## [WRITTEN INSTRUCTION]
In full and without alteration, give the listing again.

## [SUPPLIED DATA]
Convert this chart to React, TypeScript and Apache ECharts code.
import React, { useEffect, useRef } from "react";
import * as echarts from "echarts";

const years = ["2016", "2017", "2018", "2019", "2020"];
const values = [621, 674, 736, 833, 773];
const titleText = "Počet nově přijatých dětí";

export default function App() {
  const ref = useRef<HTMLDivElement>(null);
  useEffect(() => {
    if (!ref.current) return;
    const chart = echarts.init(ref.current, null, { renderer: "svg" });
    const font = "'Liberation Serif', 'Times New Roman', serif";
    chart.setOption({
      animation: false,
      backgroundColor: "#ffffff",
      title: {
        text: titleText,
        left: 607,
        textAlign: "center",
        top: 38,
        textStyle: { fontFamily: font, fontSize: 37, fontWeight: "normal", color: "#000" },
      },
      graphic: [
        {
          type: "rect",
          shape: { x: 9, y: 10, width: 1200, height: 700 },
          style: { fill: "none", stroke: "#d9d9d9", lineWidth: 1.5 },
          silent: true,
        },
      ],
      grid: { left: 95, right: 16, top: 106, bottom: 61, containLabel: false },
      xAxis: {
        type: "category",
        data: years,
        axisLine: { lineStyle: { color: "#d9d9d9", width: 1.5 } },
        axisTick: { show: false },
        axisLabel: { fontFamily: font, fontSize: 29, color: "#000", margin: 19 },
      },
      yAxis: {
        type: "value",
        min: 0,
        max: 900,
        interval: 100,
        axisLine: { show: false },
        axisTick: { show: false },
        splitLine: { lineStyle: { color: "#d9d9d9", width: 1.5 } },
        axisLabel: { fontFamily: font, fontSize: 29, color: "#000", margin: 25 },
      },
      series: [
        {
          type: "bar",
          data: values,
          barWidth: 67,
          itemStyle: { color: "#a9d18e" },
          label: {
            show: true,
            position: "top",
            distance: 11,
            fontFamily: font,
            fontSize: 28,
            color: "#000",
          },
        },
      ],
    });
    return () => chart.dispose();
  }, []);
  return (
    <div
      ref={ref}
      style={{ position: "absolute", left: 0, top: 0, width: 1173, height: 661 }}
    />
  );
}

## [TASK SOLUTION]
Convert this chart to React, TypeScript and Apache ECharts code.
import React, { useEffect, useRef } from "react";
import * as echarts from "echarts";

const years = ["2016", "2017", "2018", "2019", "2020"];
const values = [621, 674, 736, 833, 773];
const titleText = "Počet nově přijatých dětí";

export default function App() {
  const ref = useRef<HTMLDivElement>(null);
  useEffect(() => {
    if (!ref.current) return;
    const chart = echarts.init(ref.current, null, { renderer: "svg" });
    const font = "'Liberation Serif', 'Times New Roman', serif";
    chart.setOption({
      animation: false,
      backgroundColor: "#ffffff",
      title: {
        text: titleText,
        left: 607,
        textAlign: "center",
        top: 38,
        textStyle: { fontFamily: font, fontSize: 37, fontWeight: "normal", color: "#000" },
      },
      graphic: [
        {
          type: "rect",
          shape: { x: 9, y: 10, width: 1200, height: 700 },
          style: { fill: "none", stroke: "#d9d9d9", lineWidth: 1.5 },
          silent: true,
        },
      ],
      grid: { left: 95, right: 16, top: 106, bottom: 61, containLabel: false },
      xAxis: {
        type: "category",
        data: years,
        axisLine: { lineStyle: { color: "#d9d9d9", width: 1.5 } },
        axisTick: { show: false },
        axisLabel: { fontFamily: font, fontSize: 29, color: "#000", margin: 19 },
      },
      yAxis: {
        type: "value",
        min: 0,
        max: 900,
        interval: 100,
        axisLine: { show: false },
        axisTick: { show: false },
        splitLine: { lineStyle: { color: "#d9d9d9", width: 1.5 } },
        axisLabel: { fontFamily: font, fontSize: 29, color: "#000", margin: 25 },
      },
      series: [
        {
          type: "bar",
          data: values,
          barWidth: 67,
          itemStyle: { color: "#a9d18e" },
          label: {
            show: true,
            position: "top",
            distance: 11,
            fontFamily: font,
            fontSize: 28,
            color: "#000",
          },
        },
      ],
    });
    return () => chart.dispose();
  }, []);
  return (
    <div
      ref={ref}
      style={{ position: "absolute", left: 0, top: 0, width: 1173, height: 661 }}
    />
  );
}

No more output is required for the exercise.